SOURCE MATERIAL:
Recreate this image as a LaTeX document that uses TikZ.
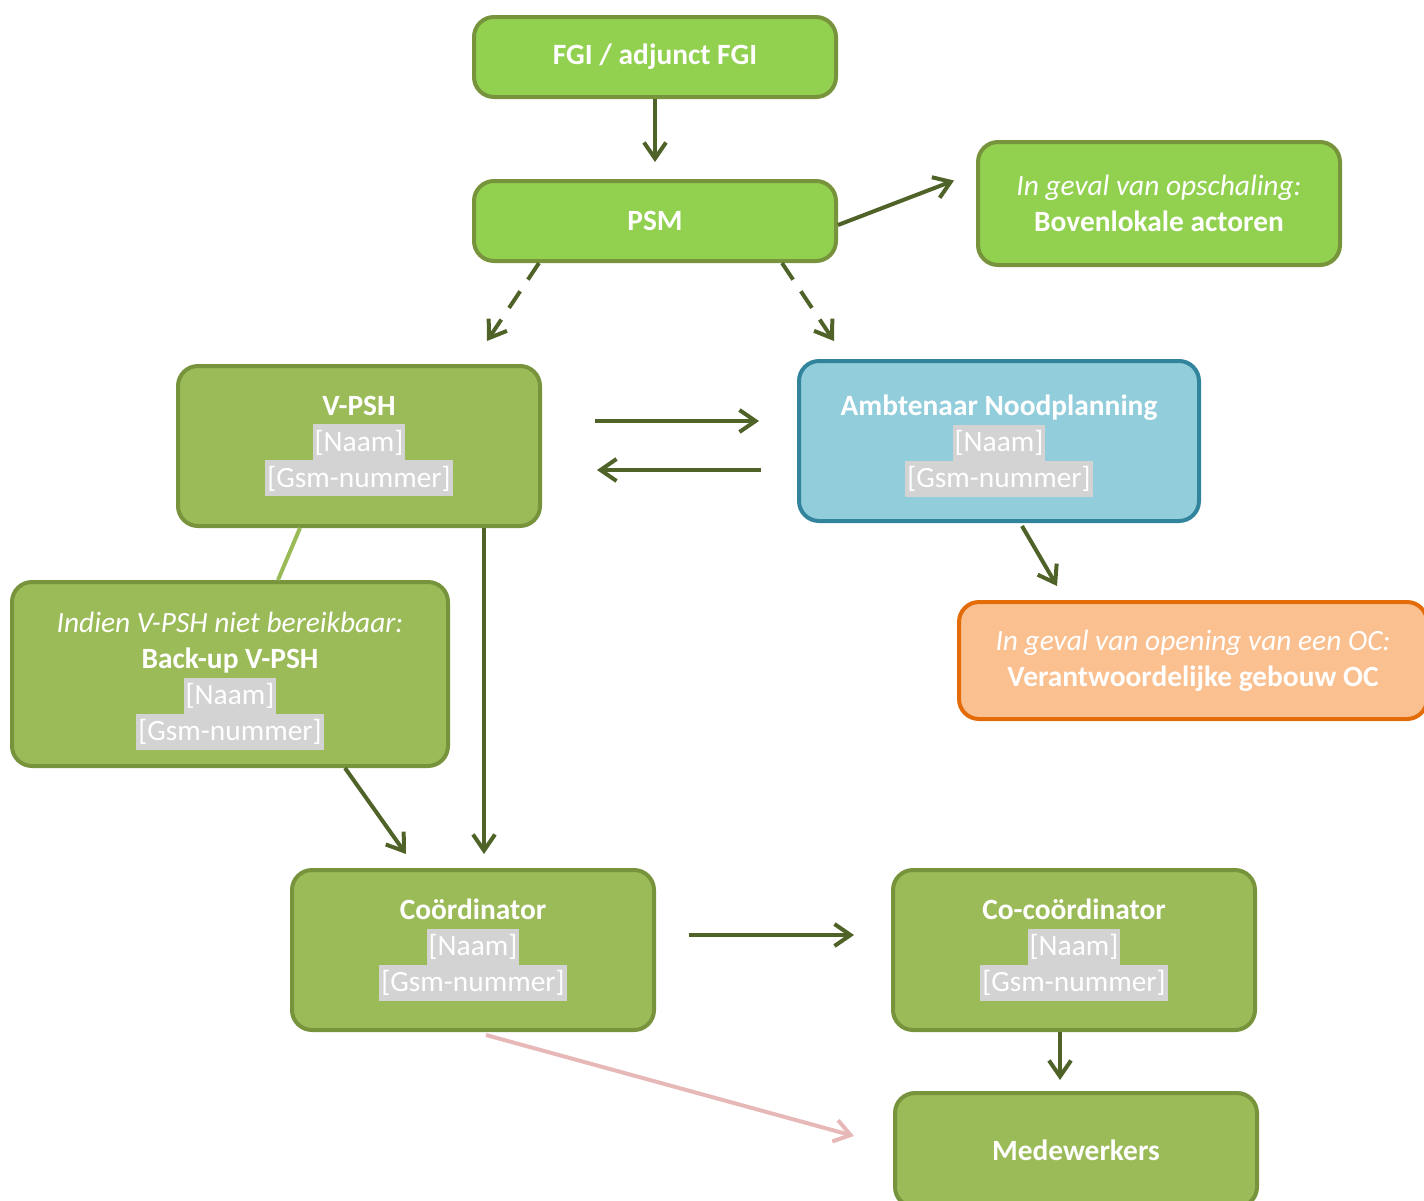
\documentclass[tikz,border=0pt]{standalone}
\usepackage{fontspec}
\setmainfont{Carlito}
\usepackage{xcolor}
\usetikzlibrary{arrows.meta}
\definecolor{lichtgroen}{HTML}{92D050}
\definecolor{groen}{HTML}{9BBB59}
\definecolor{randgroen}{HTML}{77933C}
\definecolor{pijlgroen}{HTML}{4F6228}
\definecolor{blauw}{HTML}{92CDDC}
\definecolor{randblauw}{HTML}{31849B}
\definecolor{oranje}{HTML}{FAC090}
\definecolor{randoranje}{HTML}{E36C09}
\definecolor{roze}{HTML}{E6B9B8}
\definecolor{grijs}{HTML}{D3D3D3}
\newcommand{\invul}[1]{{\setlength{\fboxsep}{0pt}\colorbox{grijs}{\rule[-4.5pt]{0pt}{18pt}\hspace{1pt}#1\hspace{1pt}}}}
\tikzstyle{kader} = [rectangle, rounded corners=10pt, line width=2pt, text=white, align=center, inner sep=0pt, font=\fontsize{14.7}{18}\selectfont]
\tikzstyle{fel} = [kader, draw=randgroen, fill=lichtgroen, minimum width=181pt]
\tikzstyle{rol} = [kader, draw=randgroen, fill=groen, minimum width=181pt]
\tikzset{
  noodplan/.style={kader, draw=randblauw, fill=blauw},
  gebouw/.style={kader, draw=randoranje, fill=oranje}
}
\tikzstyle{arrow} = [line width=2pt, draw=pijlgroen, -{Straight Barb[length=8pt,width=11pt]}]

\begin{document}
\begin{tikzpicture}[x=0.5pt, y=-0.5pt]
    \useasboundingbox (0,0) rectangle (1424,1200);
    \node (fgi)[fel, minimum height=40pt] at (655,57) {\textbf{FGI / adjunct FGI}};
    \node (psm)[fel, minimum height=40pt] at (655,221) {\textbf{PSM}};
    \node (boven)[fel, minimum height=61.5pt] at (1159,203.5) {\textit{In geval van opschaling:}\\\textbf{Bovenlokale actoren}};
    \node (vpsh)[rol, minimum height=80pt] at (359,446) {\textbf{V-PSH}\\\invul{[Naam]}\\\invul{[Gsm-nummer]}};
    \node (amb)[noodplan, minimum width=200pt, minimum height=80pt] at (999,441) {\rule{0pt}{15pt}\textbf{Ambtenaar Noodplanning}\\\invul{[Naam]}\\\invul{[Gsm-nummer]}};
    \node (oc)[gebouw, minimum width=234pt, minimum height=58.5pt] at (1193,660.5) {\textit{In geval van opening van een OC:}\\\textbf{Verantwoordelijke gebouw OC}};
    \node (backup)[rol, minimum width=218pt, minimum height=92pt] at (230,674) {\rule{0pt}{17pt}\textit{Indien V-PSH niet bereikbaar:}\\\textbf{Back-up V-PSH}\\\invul{[Naam]}\\\invul{[Gsm-nummer]}};
    \node (coord)[rol, minimum height=80pt] at (473,950) {\textbf{Coördinator}\\\invul{[Naam]}\\\invul{[Gsm-nummer]}};
    \node (cocoord)[rol, minimum height=80pt] at (1074,950) {\textbf{Co-coördinator}\\\invul{[Naam]}\\\invul{[Gsm-nummer]}};
    \node (mede)[rol, minimum height=57pt] at (1076,1150) {\textbf{Medewerkers}};

    \draw[arrow, shorten >=8.5pt] (fgi) -- (psm);
    \draw[arrow] ([yshift=-2pt]psm.east) -- ([xshift=-11pt,yshift=11.5pt]boven.west);
    \draw[arrow, dash pattern=on 10pt off 7pt] ([xshift=33.5pt]psm.south west) -- ([xshift=64pt,yshift=11.5pt]vpsh.north);
    \draw[arrow, dash pattern=on 10pt off 7pt] ([xshift=-28pt]psm.south east) -- ([xshift=18.5pt,yshift=9pt]amb.north west);
    \draw[arrow] ([xshift=26.5pt,yshift=12.5pt]vpsh.east) -- ([xshift=-19pt,yshift=10pt]amb.west);
    \draw[arrow] ([xshift=-18pt,yshift=-14.5pt]amb.west) -- ([xshift=27.5pt,yshift=-12pt]vpsh.east);
    \draw[arrow] ([xshift=11.5pt,yshift=-1.5pt]amb.south) -- ([xshift=50pt,yshift=7pt]oc.north west);
    \draw[line width=2pt, draw=groen] ([xshift=-29.5pt]vpsh.south) -- ([xshift=24pt]backup.north);
    \draw[arrow] ([xshift=5.5pt]coord.north |- vpsh.south) -- ([xshift=5.5pt,yshift=7pt]coord.north);
    \draw[arrow] ([xshift=57.5pt]backup.south) -- ([xshift=58pt,yshift=7pt]coord.north west);
    \draw[arrow] ([xshift=16.5pt,yshift=7.5pt]coord.east) -- ([xshift=-18.5pt,yshift=7.5pt]cocoord.west);
    \draw[arrow] ([xshift=-7pt]cocoord.south) -- ([xshift=-8pt,yshift=5.5pt]mede.north);
    \draw[arrow, draw=roze] ([xshift=6.5pt,yshift=-1.5pt]coord.south) -- ([xshift=-19.5pt,yshift=7pt]mede.west);
\end{tikzpicture}
\end{document}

OBJECTIVE:
Give every line above again exactly, with no pictures.

WRITTEN REPLY:
Recreate this image as a LaTeX document that uses TikZ.
\documentclass[tikz,border=0pt]{standalone}
\usepackage{fontspec}
\setmainfont{Carlito}
\usepackage{xcolor}
\usetikzlibrary{arrows.meta}
\definecolor{lichtgroen}{HTML}{92D050}
\definecolor{groen}{HTML}{9BBB59}
\definecolor{randgroen}{HTML}{77933C}
\definecolor{pijlgroen}{HTML}{4F6228}
\definecolor{blauw}{HTML}{92CDDC}
\definecolor{randblauw}{HTML}{31849B}
\definecolor{oranje}{HTML}{FAC090}
\definecolor{randoranje}{HTML}{E36C09}
\definecolor{roze}{HTML}{E6B9B8}
\definecolor{grijs}{HTML}{D3D3D3}
\newcommand{\invul}[1]{{\setlength{\fboxsep}{0pt}\colorbox{grijs}{\rule[-4.5pt]{0pt}{18pt}\hspace{1pt}#1\hspace{1pt}}}}
\tikzstyle{kader} = [rectangle, rounded corners=10pt, line width=2pt, text=white, align=center, inner sep=0pt, font=\fontsize{14.7}{18}\selectfont]
\tikzstyle{fel} = [kader, draw=randgroen, fill=lichtgroen, minimum width=181pt]
\tikzstyle{rol} = [kader, draw=randgroen, fill=groen, minimum width=181pt]
\tikzset{
  noodplan/.style={kader, draw=randblauw, fill=blauw},
  gebouw/.style={kader, draw=randoranje, fill=oranje}
}
\tikzstyle{arrow} = [line width=2pt, draw=pijlgroen, -{Straight Barb[length=8pt,width=11pt]}]

\begin{document}
\begin{tikzpicture}[x=0.5pt, y=-0.5pt]
    \useasboundingbox (0,0) rectangle (1424,1200);
    \node (fgi)[fel, minimum height=40pt] at (655,57) {\textbf{FGI / adjunct FGI}};
    \node (psm)[fel, minimum height=40pt] at (655,221) {\textbf{PSM}};
    \node (boven)[fel, minimum height=61.5pt] at (1159,203.5) {\textit{In geval van opschaling:}\\\textbf{Bovenlokale actoren}};
    \node (vpsh)[rol, minimum height=80pt] at (359,446) {\textbf{V-PSH}\\\invul{[Naam]}\\\invul{[Gsm-nummer]}};
    \node (amb)[noodplan, minimum width=200pt, minimum height=80pt] at (999,441) {\rule{0pt}{15pt}\textbf{Ambtenaar Noodplanning}\\\invul{[Naam]}\\\invul{[Gsm-nummer]}};
    \node (oc)[gebouw, minimum width=234pt, minimum height=58.5pt] at (1193,660.5) {\textit{In geval van opening van een OC:}\\\textbf{Verantwoordelijke gebouw OC}};
    \node (backup)[rol, minimum width=218pt, minimum height=92pt] at (230,674) {\rule{0pt}{17pt}\textit{Indien V-PSH niet bereikbaar:}\\\textbf{Back-up V-PSH}\\\invul{[Naam]}\\\invul{[Gsm-nummer]}};
    \node (coord)[rol, minimum height=80pt] at (473,950) {\textbf{Coördinator}\\\invul{[Naam]}\\\invul{[Gsm-nummer]}};
    \node (cocoord)[rol, minimum height=80pt] at (1074,950) {\textbf{Co-coördinator}\\\invul{[Naam]}\\\invul{[Gsm-nummer]}};
    \node (mede)[rol, minimum height=57pt] at (1076,1150) {\textbf{Medewerkers}};

    \draw[arrow, shorten >=8.5pt] (fgi) -- (psm);
    \draw[arrow] ([yshift=-2pt]psm.east) -- ([xshift=-11pt,yshift=11.5pt]boven.west);
    \draw[arrow, dash pattern=on 10pt off 7pt] ([xshift=33.5pt]psm.south west) -- ([xshift=64pt,yshift=11.5pt]vpsh.north);
    \draw[arrow, dash pattern=on 10pt off 7pt] ([xshift=-28pt]psm.south east) -- ([xshift=18.5pt,yshift=9pt]amb.north west);
    \draw[arrow] ([xshift=26.5pt,yshift=12.5pt]vpsh.east) -- ([xshift=-19pt,yshift=10pt]amb.west);
    \draw[arrow] ([xshift=-18pt,yshift=-14.5pt]amb.west) -- ([xshift=27.5pt,yshift=-12pt]vpsh.east);
    \draw[arrow] ([xshift=11.5pt,yshift=-1.5pt]amb.south) -- ([xshift=50pt,yshift=7pt]oc.north west);
    \draw[line width=2pt, draw=groen] ([xshift=-29.5pt]vpsh.south) -- ([xshift=24pt]backup.north);
    \draw[arrow] ([xshift=5.5pt]coord.north |- vpsh.south) -- ([xshift=5.5pt,yshift=7pt]coord.north);
    \draw[arrow] ([xshift=57.5pt]backup.south) -- ([xshift=58pt,yshift=7pt]coord.north west);
    \draw[arrow] ([xshift=16.5pt,yshift=7.5pt]coord.east) -- ([xshift=-18.5pt,yshift=7.5pt]cocoord.west);
    \draw[arrow] ([xshift=-7pt]cocoord.south) -- ([xshift=-8pt,yshift=5.5pt]mede.north);
    \draw[arrow, draw=roze] ([xshift=6.5pt,yshift=-1.5pt]coord.south) -- ([xshift=-19.5pt,yshift=7pt]mede.west);
\end{tikzpicture}
\end{document}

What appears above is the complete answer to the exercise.